--- BEGIN ---

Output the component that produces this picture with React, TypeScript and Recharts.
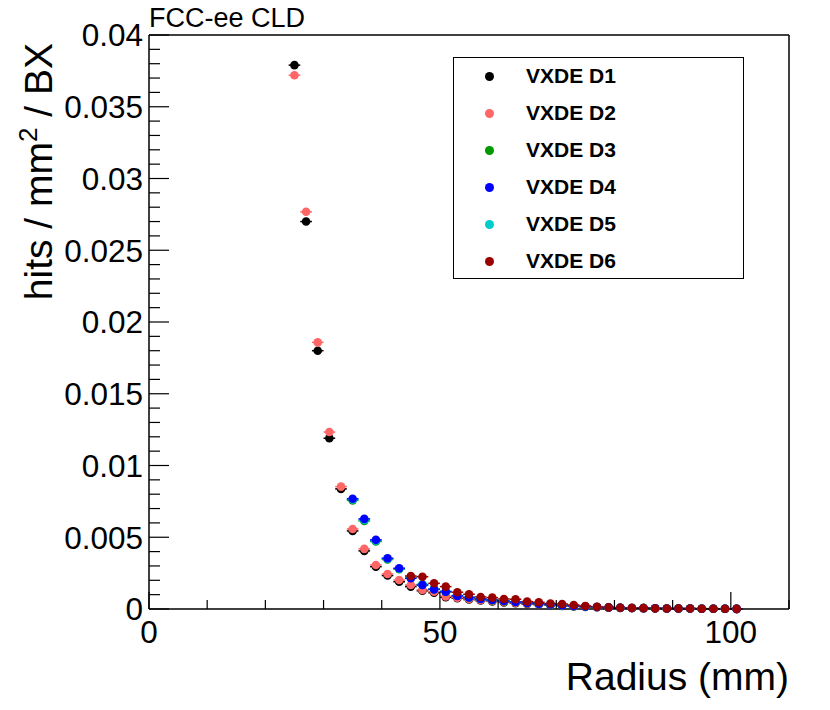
import { ScatterChart, Scatter, XAxis, YAxis, ErrorBar, Legend } from 'recharts';

const FONT = '"Liberation Sans", Arial, Helvetica, sans-serif';

// bin centres (mm)
const RADII_D1_D2 = [25, 27, 29, 31, 33, 35, 37, 39, 41, 43, 45, 47, 49, 51, 53, 55, 57, 59, 61, 63, 65, 67, 69, 71, 73, 75, 77, 79, 81, 83, 85, 87, 89, 91, 93, 95, 97, 99, 101];
const RADII_D3_D5 = [35, 37, 39, 41, 43, 45, 47, 49, 51, 53, 55, 57, 59, 61, 63, 65, 67, 69, 71, 73, 75, 77, 79, 81, 83, 85, 87, 89, 91, 93, 95, 97, 99, 101];
const RADII_D6 = [45, 47, 49, 51, 53, 55, 57, 59, 61, 63, 65, 67, 69, 71, 73, 75, 77, 79, 81, 83, 85, 87, 89, 91, 93, 95, 97, 99, 101];

// hits / mm2 / BX
const VXDE_D1 = [0.0379, 0.027, 0.018, 0.0119, 0.00837, 0.00544, 0.00405, 0.00295, 0.00233, 0.0019, 0.00156, 0.00127, 0.00113, 0.00082, 0.00075, 0.00066, 0.00059, 0.00053, 0.00046, 0.0004, 0.00035, 0.00031, 0.00026, 0.00022, 0.00018, 0.00015, 0.00012, 0.0001, 0.00008, 0.00007, 0.00006, 0.00005, 0.00004, 0.00003, 0.00003, 0.00002, 0.00002, 0.00002, 0.00001];
const VXDE_D2 = [0.0372, 0.02768, 0.01858, 0.01233, 0.00853, 0.00558, 0.00419, 0.00307, 0.00244, 0.00202, 0.00167, 0.00133, 0.00121, 0.00088, 0.00079, 0.0007, 0.00063, 0.00056, 0.00049, 0.00043, 0.00038, 0.00033, 0.00028, 0.00024, 0.0002, 0.00016, 0.00013, 0.00011, 0.00009, 0.00008, 0.00006, 0.00005, 0.00004, 0.00004, 0.00003, 0.00003, 0.00002, 0.00002, 0.00001];
const VXDE_D3 = [0.00757, 0.00614, 0.0047, 0.00345, 0.00278, 0.00221, 0.0017, 0.00138, 0.00119, 0.00092, 0.00079, 0.00071, 0.00062, 0.00055, 0.00049, 0.00042, 0.00036, 0.0003, 0.00026, 0.00021, 0.00017, 0.00014, 0.00011, 0.00009, 0.00007, 0.00006, 0.00005, 0.00004, 0.00003, 0.00003, 0.00002, 0.00002, 0.00002, 0.00001];
const VXDE_D4 = [0.00768, 0.00628, 0.00482, 0.00354, 0.00284, 0.00214, 0.00167, 0.00137, 0.00121, 0.00091, 0.0008, 0.0007, 0.00063, 0.00056, 0.00049, 0.00042, 0.00036, 0.00031, 0.00026, 0.00021, 0.00017, 0.00014, 0.00011, 0.00009, 0.00007, 0.00006, 0.00005, 0.00004, 0.00003, 0.00003, 0.00002, 0.00002, 0.00002, 0.00001];
const VXDE_D5 = [0.00763, 0.00621, 0.00476, 0.0035, 0.00281, 0.00221, 0.00172, 0.0014, 0.00124, 0.00095, 0.00083, 0.00072, 0.00065, 0.00057, 0.0005, 0.00043, 0.00037, 0.00032, 0.00027, 0.00022, 0.00018, 0.00014, 0.00011, 0.00009, 0.00007, 0.00006, 0.00005, 0.00004, 0.00003, 0.00003, 0.00002, 0.00002, 0.00002, 0.00001];
const VXDE_D6 = [0.0023, 0.00225, 0.00179, 0.00156, 0.00117, 0.00103, 0.00084, 0.00079, 0.0007, 0.00068, 0.00052, 0.00047, 0.00038, 0.00035, 0.00028, 0.00021, 0.00016, 0.00011, 0.00009, 0.00007, 0.00006, 0.00004, 0.00004, 0.00003, 0.00003, 0.00002, 0.00002, 0.00002, 0.00001];

const BIN_HALF_WIDTH = 1;

const SERIES = [
  { name: 'VXDE D1', color: '#000000', radii: RADII_D1_D2, values: VXDE_D1 },
  { name: 'VXDE D2', color: '#ff6666', radii: RADII_D1_D2, values: VXDE_D2 },
  { name: 'VXDE D3', color: '#009900', radii: RADII_D3_D5, values: VXDE_D3 },
  { name: 'VXDE D4', color: '#0000ff', radii: RADII_D3_D5, values: VXDE_D4 },
  { name: 'VXDE D5', color: '#00cccc', radii: RADII_D3_D5, values: VXDE_D5 },
  { name: 'VXDE D6', color: '#990000', radii: RADII_D6, values: VXDE_D6 },
];
// D5 sits under D4 in the plot
const DRAW_ORDER = [0, 1, 2, 4, 3, 5];

const X_TICKS = [0, 10, 20, 30, 40, 50, 60, 70, 80, 90, 100, 110];
const X_LABELS = [0, 50, 100];
const Y_TICKS = [
  0, 0.001, 0.002, 0.003, 0.004, 0.005, 0.006, 0.007, 0.008, 0.009, 0.01,
  0.011, 0.012, 0.013, 0.014, 0.015, 0.016, 0.017, 0.018, 0.019, 0.02,
  0.021, 0.022, 0.023, 0.024, 0.025, 0.026, 0.027, 0.028, 0.029, 0.03,
  0.031, 0.032, 0.033, 0.034, 0.035, 0.036, 0.037, 0.038, 0.039, 0.04,
];
const Y_LABELS = [0, 0.005, 0.01, 0.015, 0.02, 0.025, 0.03, 0.035, 0.04];

const TICK_FONT = 31.5;

const toPoints = (radii: number[], values: number[]) =>
  radii.map((r, i) => ({ r, v: values[i], xerr: BIN_HALF_WIDTH }));

function LeftTick({ x, y, payload }: any) {
  const major = Y_LABELS.includes(payload.value);
  return (
    <g>
      <line x1={x} y1={y} x2={x + (major ? 20 : 11)} y2={y} stroke="#000" strokeWidth={1.2} />
      {major && (
        <text x={x - 6} y={y} dy="0.36em" textAnchor="end" fontSize={TICK_FONT} fontFamily={FONT} fill="#000">
          {String(payload.value)}
        </text>
      )}
    </g>
  );
}

function RightTick({ x, y, payload }: any) {
  const major = Y_LABELS.includes(payload.value);
  return <line x1={x} y1={y} x2={x - (major ? 20 : 11)} y2={y} stroke="#000" strokeWidth={1.2} />;
}

function BottomTick({ x, y, payload }: any) {
  const major = X_LABELS.includes(payload.value);
  return (
    <g>
      <line x1={x} y1={y} x2={x} y2={y - (major ? 17 : 9)} stroke="#000" strokeWidth={1.2} />
      {major && (
        <text x={x} y={y + 34} textAnchor="middle" fontSize={TICK_FONT} fontFamily={FONT} fill="#000">
          {String(payload.value)}
        </text>
      )}
    </g>
  );
}

function TopTick({ x, y, payload }: any) {
  const major = X_LABELS.includes(payload.value);
  return <line x1={x} y1={y} x2={x} y2={y + (major ? 17 : 9)} stroke="#000" strokeWidth={1.2} />;
}

function XTitle({ viewBox }: any) {
  return (
    <text x={viewBox.x + viewBox.width} y={viewBox.y + 81} textAnchor="end" fontSize={39} fontFamily={FONT} fill="#000">
      Radius (mm)
    </text>
  );
}

function YTitle({ viewBox }: any) {
  const x = viewBox.x - 96;
  const y = viewBox.y + 8;
  return (
    <text x={x} y={y} transform={`rotate(-90 ${x} ${y})`} textAnchor="end" fontSize={39} fontFamily={FONT} fill="#000">
      hits / mm<tspan dy={-15} fontSize={26}>2</tspan>
      <tspan dy={15}> / BX</tspan>
    </text>
  );
}

function TopTitle({ viewBox }: any) {
  return (
    <text x={viewBox.x} y={viewBox.y - 7} fontSize={27} fontFamily={FONT} fill="#000">
      FCC-ee CLD
    </text>
  );
}

function LegendBox() {
  return (
    <div
      style={{
        position: 'relative',
        width: 291,
        height: 222,
        border: '1px solid #000',
        boxSizing: 'border-box',
        background: '#fff',
        fontFamily: FONT,
      }}
    >
      {SERIES.map((s, i) => (
        <div key={s.name} style={{ position: 'absolute', left: 0, top: 18 + i * 37 - 12, height: 24, width: '100%' }}>
          <span
            style={{
              position: 'absolute',
              left: 31,
              top: 7.5,
              width: 9,
              height: 9,
              borderRadius: '50%',
              background: s.color,
            }}
          />
          <span style={{ position: 'absolute', left: 72, top: 0, lineHeight: '24px', fontSize: 21, fontWeight: 700, color: '#000' }}>
            {s.name}
          </span>
        </div>
      ))}
    </div>
  );
}

export default function App() {
  return (
    <div style={{ position: 'absolute', left: 0, top: 0, width: 830, height: 710, background: '#fff' }}>
      <ScatterChart width={830} height={710} margin={{ top: 34, right: 40, bottom: 100, left: 148 }}>
        <XAxis
          xAxisId="bottom"
          dataKey="r"
          type="number"
          domain={[0, 110]}
          ticks={X_TICKS}
          interval={0}
          orientation="bottom"
          height={1}
          tickSize={0}
          tickMargin={0}
          tickLine={false}
          tick={<BottomTick />}
          axisLine={{ stroke: '#000', strokeWidth: 1.5 }}
          label={<XTitle />}
        />
        <XAxis
          xAxisId="top"
          type="number"
          domain={[0, 110]}
          ticks={X_TICKS}
          interval={0}
          orientation="top"
          height={1}
          tickSize={0}
          tickMargin={0}
          tickLine={false}
          tick={<TopTick />}
          axisLine={{ stroke: '#000', strokeWidth: 1.5 }}
          label={<TopTitle />}
        />
        <YAxis
          yAxisId="left"
          dataKey="v"
          type="number"
          domain={[0, 0.04]}
          ticks={Y_TICKS}
          interval={0}
          orientation="left"
          width={1}
          tickSize={0}
          tickMargin={0}
          tickLine={false}
          tick={<LeftTick />}
          axisLine={{ stroke: '#000', strokeWidth: 1.5 }}
          label={<YTitle />}
        />
        <YAxis
          yAxisId="right"
          type="number"
          domain={[0, 0.04]}
          ticks={Y_TICKS}
          interval={0}
          orientation="right"
          width={1}
          tickSize={0}
          tickMargin={0}
          tickLine={false}
          tick={<RightTick />}
          axisLine={{ stroke: '#000', strokeWidth: 1.5 }}
        />
        <Legend
          layout="vertical"
          align="center"
          verticalAlign="middle"
          content={<LegendBox />}
          wrapperStyle={{ left: 453, top: 57, width: 291, height: 222 }}
        />
        {DRAW_ORDER.map((idx) => {
          const s = SERIES[idx];
          return (
            <Scatter
              key={s.name}
              name={s.name}
              xAxisId="bottom"
              yAxisId="left"
              data={toPoints(s.radii, s.values)}
              fill={s.color}
              isAnimationActive={false}
              shape={(p: any) => <circle cx={p.cx} cy={p.cy} r={4.3} fill={s.color} />}
            >
              <ErrorBar dataKey="xerr" direction="x" width={0} stroke={s.color} strokeWidth={1.5} isAnimationActive={false} />
            </Scatter>
          );
        })}
      </ScatterChart>
    </div>
  );
}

--- END ---

Goal of the exercise>
Repeat the listing above from its first line through the line that contains "Arial, Helvetica, sans-serif';", both included, and nothing more. Drop the pictures.

The answer>
Output the component that produces this picture with React, TypeScript and Recharts.
import { ScatterChart, Scatter, XAxis, YAxis, ErrorBar, Legend } from 'recharts';

const FONT = '"Liberation Sans", Arial, Helvetica, sans-serif';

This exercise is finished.